### Data provided
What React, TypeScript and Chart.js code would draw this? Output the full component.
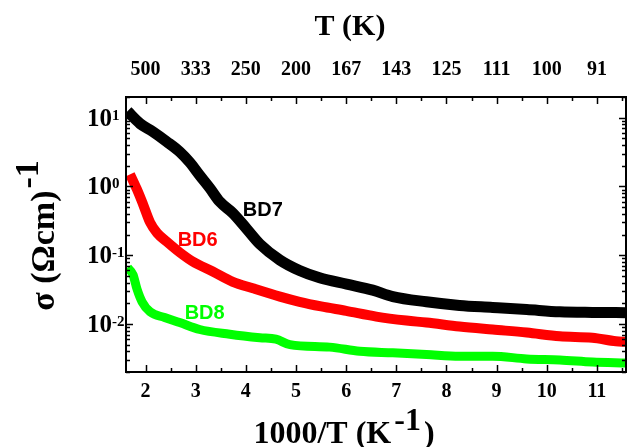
import React, { useEffect, useRef } from "react";
import { Chart, registerables } from "chart.js";

Chart.register(...registerables);

// ---- data (1000/T in K^-1, conductivity in (Ohm cm)^-1) ----
const invT_BD7 = [1.64, 1.89, 2.14, 2.42, 2.68, 2.88, 3.08, 3.28, 3.48, 3.74, 4.02, 4.28, 4.68, 5.07, 5.47, 6.01, 6.53, 6.93, 7.6, 8.26, 8.92, 9.6, 10.26, 10.91, 11.58];
const sigma_BD7 = [12.4, 8.2, 6.3, 4.5, 3.2, 2.25, 1.45, 0.95, 0.6, 0.41, 0.24, 0.145, 0.085, 0.06, 0.047, 0.038, 0.031, 0.025, 0.021, 0.0186, 0.0174, 0.0162, 0.015, 0.0147, 0.0146];

const invT_BD6 = [1.69, 1.83, 1.95, 2.09, 2.23, 2.42, 2.68, 2.94, 3.34, 3.74, 4.14, 4.68, 5.07, 5.5, 6.0, 6.6, 7.2, 7.6, 8.26, 8.92, 9.6, 10.26, 10.91, 11.38, 11.58];
const sigma_BD6 = [1.5, 0.9, 0.55, 0.3, 0.21, 0.158, 0.11, 0.081, 0.058, 0.041, 0.033, 0.025, 0.021, 0.018, 0.0155, 0.0128, 0.0112, 0.0105, 0.0092, 0.0083, 0.0075, 0.0066, 0.0063, 0.0056, 0.0055];

const invT_BD8 = [1.64, 1.75, 1.83, 1.93, 2.09, 2.38, 2.68, 3.08, 3.68, 4.28, 4.6, 4.88, 5.67, 6.27, 6.93, 7.6, 8.26, 8.92, 9.6, 10.26, 10.91, 11.58];
const sigma_BD8 = [0.066, 0.052, 0.032, 0.021, 0.015, 0.0124, 0.0105, 0.0083, 0.0071, 0.0063, 0.006, 0.005, 0.0046, 0.004, 0.0038, 0.0036, 0.0034, 0.0034, 0.0031, 0.003, 0.0028, 0.0027];

// ---- ticks ----
const xTickValues = [2, 3, 4, 5, 6, 7, 8, 9, 10, 11];
const xTickLabels = ["2", "3", "4", "5", "6", "7", "8", "9", "10", "11"];
const topTickLabels = ["500", "333", "250", "200", "167", "143", "125", "111", "100", "91"];
const yTickExponents = [1, 0, -1, -2];

// ---- curve labels ----
const curveNames = ["BD7", "BD6", "BD8"];
const curveColors = ["#000000", "#ff0000", "#00ff00"];
const curveLabelX = [3.94, 2.64, 2.78];
const curveLabelY = [0.366, 0.134, 0.012];

const SERIF = '"Liberation Serif", "Times New Roman", serif';
const SANS = '"Liberation Sans", Arial, sans-serif';

type Part = { t: string; size: number; dy: number; gap?: number };

function drawParts(ctx: CanvasRenderingContext2D, parts: Part[], cx: number, y: number) {
  let total = 0;
  const widths = parts.map((p) => {
    ctx.font = `bold ${p.size}px ${SERIF}`;
    const w = ctx.measureText(p.t).width + (p.gap || 0);
    total += w;
    return w;
  });
  let x = cx - total / 2;
  ctx.textAlign = "left";
  ctx.textBaseline = "alphabetic";
  parts.forEach((p, i) => {
    ctx.font = `bold ${p.size}px ${SERIF}`;
    ctx.fillText(p.t, x + (p.gap || 0) / 2, y + p.dy);
    x += widths[i];
  });
}

const framePlugin = {
  id: "frame",
  afterDraw(chart: any) {
    const ctx: CanvasRenderingContext2D = chart.ctx;
    const { left, right, top, bottom } = chart.chartArea;
    const xs = chart.scales.x;
    const ys = chart.scales.y;
    ctx.save();
    ctx.strokeStyle = "#000";
    ctx.fillStyle = "#000";

    // x ticks (inward, top and bottom)
    ctx.lineWidth = 1.5;
    ctx.beginPath();
    for (let k = Math.ceil(xs.min * 2); k <= Math.floor(xs.max * 2); k++) {
      const v = k / 2;
      const px = Math.round(xs.getPixelForValue(v)) + 0.5;
      const len = k % 2 === 0 ? 7 : 4;
      ctx.moveTo(px, bottom);
      ctx.lineTo(px, bottom - len);
      ctx.moveTo(px, top);
      ctx.lineTo(px, top + len);
    }
    // y ticks (log, inward, left and right)
    const nMin = Math.floor(Math.log10(ys.min));
    const nMax = Math.ceil(Math.log10(ys.max));
    for (let n = nMin; n <= nMax; n++) {
      for (let d = 1; d <= 9; d++) {
        const v = d * Math.pow(10, n);
        if (v < ys.min * 0.999 || v > ys.max * 1.001) continue;
        const py = Math.round(ys.getPixelForValue(v)) + 0.5;
        const len = d === 1 ? 7 : 4;
        ctx.moveTo(left, py);
        ctx.lineTo(left + len, py);
        ctx.moveTo(right, py);
        ctx.lineTo(right - len, py);
      }
    }
    ctx.stroke();

    // frame
    ctx.lineWidth = 2;
    ctx.strokeRect(left, top, right - left, bottom - top);

    // bottom and top tick labels
    ctx.textAlign = "center";
    ctx.textBaseline = "alphabetic";
    ctx.font = `bold 20px ${SERIF}`;
    xTickValues.forEach((v, i) => {
      const px = xs.getPixelForValue(v);
      ctx.fillText(xTickLabels[i], px, bottom + 25);
      ctx.fillText(topTickLabels[i], px, top - 22);
    });

    // y tick labels 10^n
    yTickExponents.forEach((n) => {
      const py = ys.getPixelForValue(Math.pow(10, n));
      ctx.textAlign = "left";
      ctx.font = `bold 25px ${SERIF}`;
      const x0 = left - 39;
      ctx.fillText("10", x0, py + 8);
      const w = ctx.measureText("10").width;
      ctx.font = `bold 15px ${SERIF}`;
      ctx.fillText(String(n), x0 + w, py + 2);
    });

    // axis titles
    const cx = (left + right) / 2;
    drawParts(ctx, [{ t: "T (K)", size: 30, dy: 0 }], cx - 26, 35);
    drawParts(
      ctx,
      [
        { t: "1000/T (K", size: 32, dy: 0 },
        { t: "-1", size: 32, dy: -13, gap: 6 },
        { t: ")", size: 32, dy: 0 },
      ],
      cx - 32,
      443
    );
    ctx.save();
    ctx.translate(54, (top + bottom) / 2);
    ctx.rotate(-Math.PI / 2);
    drawParts(
      ctx,
      [
        { t: "\u03c3 (\u03a9cm)", size: 34, dy: 0 },
        { t: "-1", size: 34, dy: -16, gap: 4 },
      ],
      0,
      0
    );
    ctx.restore();

    // curve labels
    ctx.font = `bold 20px ${SANS}`;
    ctx.textAlign = "left";
    curveNames.forEach((name, i) => {
      ctx.fillStyle = curveColors[i];
      ctx.fillText(name, xs.getPixelForValue(curveLabelX[i]), ys.getPixelForValue(curveLabelY[i]));
    });
    ctx.restore();
  },
};

function series(xs: number[], ys: number[]) {
  return xs.map((x, i) => ({ x, y: ys[i] }));
}

export default function App() {
  const canvasRef = useRef<HTMLCanvasElement | null>(null);

  useEffect(() => {
    if (!canvasRef.current) return;
    const mk = (label: string, data: any, color: string, width: number) => ({
      label,
      data,
      borderColor: color,
      backgroundColor: color,
      borderWidth: width,
      pointRadius: 0,
      cubicInterpolationMode: "monotone" as const,
      borderJoinStyle: "round" as const,
      borderCapStyle: "butt" as const,
    });
    const chart = new Chart(canvasRef.current, {
      type: "line",
      data: {
        datasets: [
          mk("BD8", series(invT_BD8, sigma_BD8), "#00ff00", 9),
          mk("BD6", series(invT_BD6, sigma_BD6), "#ff0000", 10),
          mk("BD7", series(invT_BD7, sigma_BD7), "#000000", 11),
        ],
      },
      options: {
        responsive: false,
        animation: false,
        devicePixelRatio: 1,
        layout: { padding: { left: 126, top: 97, right: 1, bottom: 75 } },
        plugins: { legend: { display: false }, tooltip: { enabled: false } },
        scales: {
          x: { type: "linear", min: 1.61, max: 11.58, display: false },
          y: { type: "logarithmic", min: 0.002, max: 20, display: false },
        },
      },
      plugins: [framePlugin],
    });
    return () => chart.destroy();
  }, []);

  return (
    <div style={{ position: "absolute", left: 0, top: 0, width: 627, height: 447, background: "#fff" }}>
      <canvas ref={canvasRef} width={627} height={447} style={{ display: "block" }} />
    </div>
  );
}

### Set task
Repeat, exactly and in full, each line from the start of the data to the line that contains "Chart.register(...registerables);". Pictures do not go in.

### Answer to this problem
What React, TypeScript and Chart.js code would draw this? Output the full component.
import React, { useEffect, useRef } from "react";
import { Chart, registerables } from "chart.js";

Chart.register(...registerables);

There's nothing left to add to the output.